====== Information shown ======
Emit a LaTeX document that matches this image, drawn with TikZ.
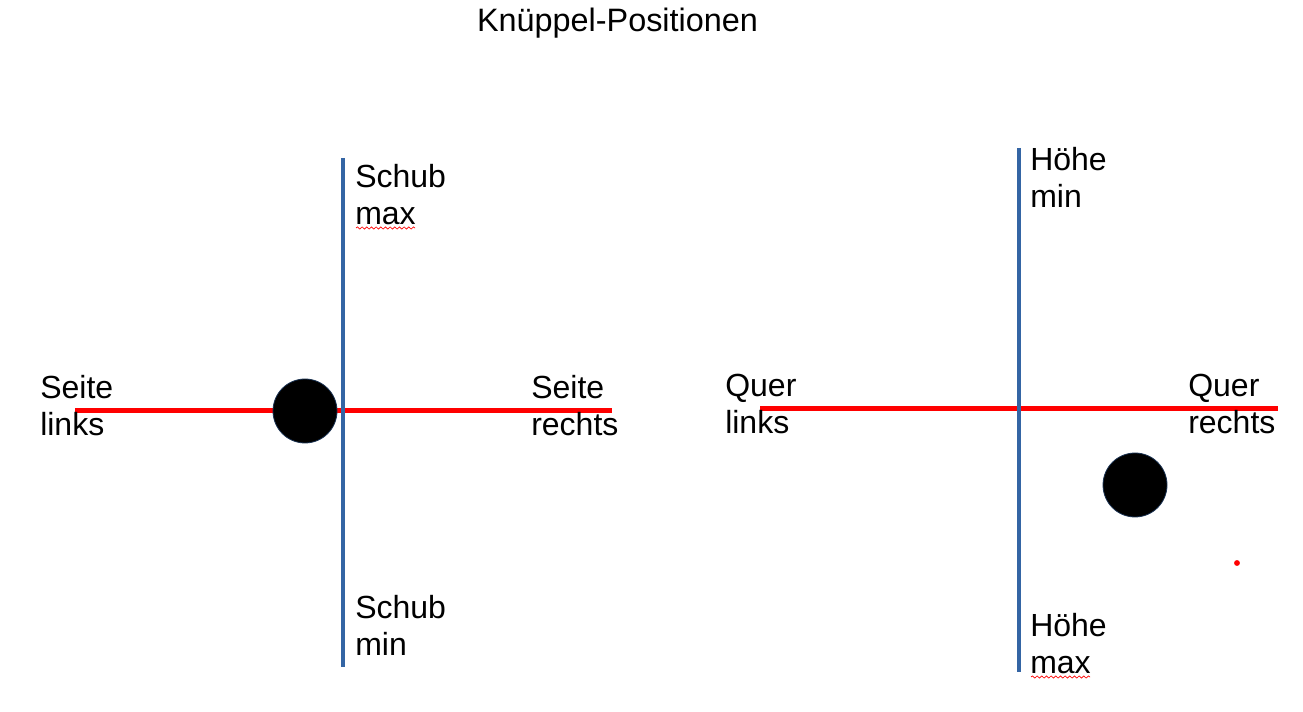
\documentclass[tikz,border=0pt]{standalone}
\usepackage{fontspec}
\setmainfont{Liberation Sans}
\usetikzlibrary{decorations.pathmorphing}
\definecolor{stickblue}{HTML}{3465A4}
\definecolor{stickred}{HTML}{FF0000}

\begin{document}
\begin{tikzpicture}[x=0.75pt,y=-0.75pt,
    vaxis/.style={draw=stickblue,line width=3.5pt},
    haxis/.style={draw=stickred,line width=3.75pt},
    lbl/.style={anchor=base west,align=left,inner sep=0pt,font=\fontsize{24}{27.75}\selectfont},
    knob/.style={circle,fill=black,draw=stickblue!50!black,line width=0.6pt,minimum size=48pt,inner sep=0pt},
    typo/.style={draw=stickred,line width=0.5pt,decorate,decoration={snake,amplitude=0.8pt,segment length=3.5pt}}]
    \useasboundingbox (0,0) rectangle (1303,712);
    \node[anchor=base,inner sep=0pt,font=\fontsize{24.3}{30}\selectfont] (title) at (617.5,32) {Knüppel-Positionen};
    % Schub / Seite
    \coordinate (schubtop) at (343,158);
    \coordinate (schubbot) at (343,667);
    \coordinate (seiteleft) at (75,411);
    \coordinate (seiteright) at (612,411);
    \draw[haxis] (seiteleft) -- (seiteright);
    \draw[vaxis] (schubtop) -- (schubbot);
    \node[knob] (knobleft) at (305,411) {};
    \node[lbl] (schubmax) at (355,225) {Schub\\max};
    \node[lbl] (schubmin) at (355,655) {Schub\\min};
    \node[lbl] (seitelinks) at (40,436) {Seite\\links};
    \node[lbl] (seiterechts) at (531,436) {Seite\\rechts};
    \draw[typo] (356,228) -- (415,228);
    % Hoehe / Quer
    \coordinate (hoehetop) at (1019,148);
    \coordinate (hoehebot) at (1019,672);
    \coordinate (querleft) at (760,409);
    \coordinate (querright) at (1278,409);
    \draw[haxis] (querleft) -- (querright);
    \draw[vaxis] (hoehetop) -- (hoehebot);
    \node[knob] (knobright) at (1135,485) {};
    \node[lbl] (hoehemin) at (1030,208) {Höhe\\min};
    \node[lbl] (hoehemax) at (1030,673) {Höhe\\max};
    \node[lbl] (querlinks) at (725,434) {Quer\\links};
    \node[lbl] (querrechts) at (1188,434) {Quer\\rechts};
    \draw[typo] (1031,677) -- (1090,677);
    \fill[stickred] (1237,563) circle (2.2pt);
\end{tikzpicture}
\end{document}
======
What is expected
The material above must be printed exactly, with its pictures left out.

Answer for this exercise
Emit a LaTeX document that matches this image, drawn with TikZ.
\documentclass[tikz,border=0pt]{standalone}
\usepackage{fontspec}
\setmainfont{Liberation Sans}
\usetikzlibrary{decorations.pathmorphing}
\definecolor{stickblue}{HTML}{3465A4}
\definecolor{stickred}{HTML}{FF0000}

\begin{document}
\begin{tikzpicture}[x=0.75pt,y=-0.75pt,
    vaxis/.style={draw=stickblue,line width=3.5pt},
    haxis/.style={draw=stickred,line width=3.75pt},
    lbl/.style={anchor=base west,align=left,inner sep=0pt,font=\fontsize{24}{27.75}\selectfont},
    knob/.style={circle,fill=black,draw=stickblue!50!black,line width=0.6pt,minimum size=48pt,inner sep=0pt},
    typo/.style={draw=stickred,line width=0.5pt,decorate,decoration={snake,amplitude=0.8pt,segment length=3.5pt}}]
    \useasboundingbox (0,0) rectangle (1303,712);
    \node[anchor=base,inner sep=0pt,font=\fontsize{24.3}{30}\selectfont] (title) at (617.5,32) {Knüppel-Positionen};
    % Schub / Seite
    \coordinate (schubtop) at (343,158);
    \coordinate (schubbot) at (343,667);
    \coordinate (seiteleft) at (75,411);
    \coordinate (seiteright) at (612,411);
    \draw[haxis] (seiteleft) -- (seiteright);
    \draw[vaxis] (schubtop) -- (schubbot);
    \node[knob] (knobleft) at (305,411) {};
    \node[lbl] (schubmax) at (355,225) {Schub\\max};
    \node[lbl] (schubmin) at (355,655) {Schub\\min};
    \node[lbl] (seitelinks) at (40,436) {Seite\\links};
    \node[lbl] (seiterechts) at (531,436) {Seite\\rechts};
    \draw[typo] (356,228) -- (415,228);
    % Hoehe / Quer
    \coordinate (hoehetop) at (1019,148);
    \coordinate (hoehebot) at (1019,672);
    \coordinate (querleft) at (760,409);
    \coordinate (querright) at (1278,409);
    \draw[haxis] (querleft) -- (querright);
    \draw[vaxis] (hoehetop) -- (hoehebot);
    \node[knob] (knobright) at (1135,485) {};
    \node[lbl] (hoehemin) at (1030,208) {Höhe\\min};
    \node[lbl] (hoehemax) at (1030,673) {Höhe\\max};
    \node[lbl] (querlinks) at (725,434) {Quer\\links};
    \node[lbl] (querrechts) at (1188,434) {Quer\\rechts};
    \draw[typo] (1031,677) -- (1090,677);
    \fill[stickred] (1237,563) circle (2.2pt);
\end{tikzpicture}
\end{document}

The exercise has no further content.